His other major goal is convincing the young players that going the national team route is advantageous for their development.
"For me, playing on the national team was invaluable as far as where I am in my career," Nash said. "Without the national team I may have not been an NBA player."
Historically, distractions from AAU teams, pro franchises and agents have had a habit of hindering Canada. But it appears this generation of players is buying in to what Nash is saying.
"This can get me ready too," Orlando Magic first-round draft pick Andrew Nicholson said at the camp in response to how he should be preparing for his rookie season. "Anytime there's a basketball in the room I'm ready to go."
Triano elaborated, inferring that the days of interference should be over.
"To have Steve say the greatest experience of his basketball life was playing in the Olympic Games - if that message doesn't resonate with our young kids, then we have to re-evaulate who we want representing our country."
Of course, the notable absence from the weekend - 17-year-old phenom Andrew Wiggins - raised some questions from media types and paranoia-prone Canadian fans about his commitment. However, prior obligations were understood going into this camp, and there shouldn't be any doubting where Wiggins' heart lies given his YouTube-hall-of-fame performance for Canada at this summer's Nike Global Challenge and his past involvement with the national junior program.
"He's locked and loaded," said senior team assistant GM Rowan Barrett on Wiggins' commitment to Canada on a Toronto radio station Monday.
Fellow blue-chip 17-year-old Tyler Ennis did make a surprise appearance at the camp, arriving Sunday night. The highly-touted point guard, who just committed to Syracuse for 2013, was one of two high schoolers in attendance, along with forward Trey Lyles.
"I have a lot to learn from these guys," Ennis said Monday.Band of brothers
There's not a lot of building to do in terms of the aforementioned camaraderie with these players. Most of them have known each other since they were kids, and that love was on display throughout the camp.
"Guys have known each other for a long time," said Lakers second-round draft pick Robert Sacre, who now has the unusual scenario of having his national team GM also serve as his pro point guard. "I've known Devoe Joseph [Cory's brother and Kris' cousin] since we were 14 playing in provincials. We've grown up together and we all want to see each other succeed ... it's great to be part of a brotherhood like that."
His former teammate at Gonzaga, point guard Kevin Pangos, tweeted Thursday that the group was becoming a family.
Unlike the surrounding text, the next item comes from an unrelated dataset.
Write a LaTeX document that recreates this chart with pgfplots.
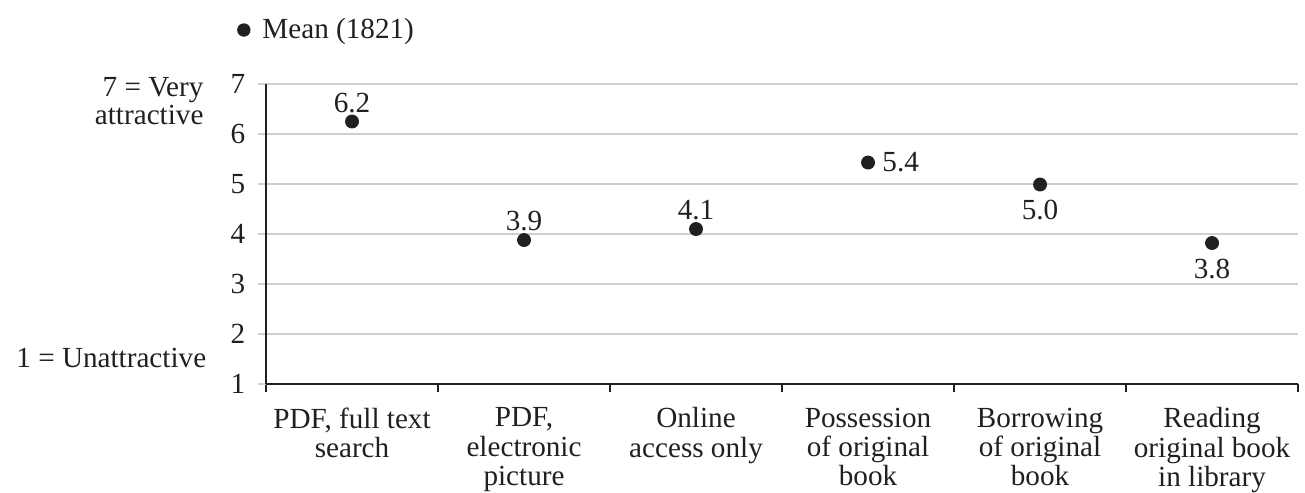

"Growing up, I played with a lot of these guys, watched a lot of these guys, and now everyone's in the same building, with the same goal," he told me Monday.
It's the sort of love-in that's been lacking from Canada Basketball for a long time, and the level of talent is what makes it exciting. But don't assume the camp was all shugs and laughs. While talent is one thing, the group is a long way from an Olympic podium.
"Any time you go through something hard together, you can start to become more of a family," Triano said. "We're not making this easy. Two-a-days, and they're going hard, the competition is very high. That's part of the goal here. If we're going to be successful you can't go out and play as individuals, we have to play as a team."
As far as the Xs and Os of basketball go, Triano knows he has the talent at hand to push the basketball.
"When you look at two of our top NBA players, Joel Anthony and Tristan Thompson, these guys are very good and protecting the rim and rebounding. We hope to have the wings [Wiggins' off-the-chart athleticsm immediately comes to mind] who will push the ball up in transition and score easily."
And that doesn't even address the depth at point guard, with Kabongo, Ennis, Cory Joseph and Pangos -- so much so that the combo-friendly Joseph would be flipped to the two.
The imperative goal for this squad, whoever ends up forming a 12-man roster, is qualifying for the 2014 world championships. That process begins a year from now in Venezuela, and Nash was happy with the start that the camp provided.
"The guys worked their butts off, that's all you can ask," he said.
And that's something that will make Triano's job harder in the next few years.
"In the future it's going to be a challenge to pick the 12 that represent their country," he said.
That luxury of riches is, in search for the right word, exciting.
"I'm excited," said Thompson, then turning it around to the media and by extension, Canadians. "You guys should be excited too."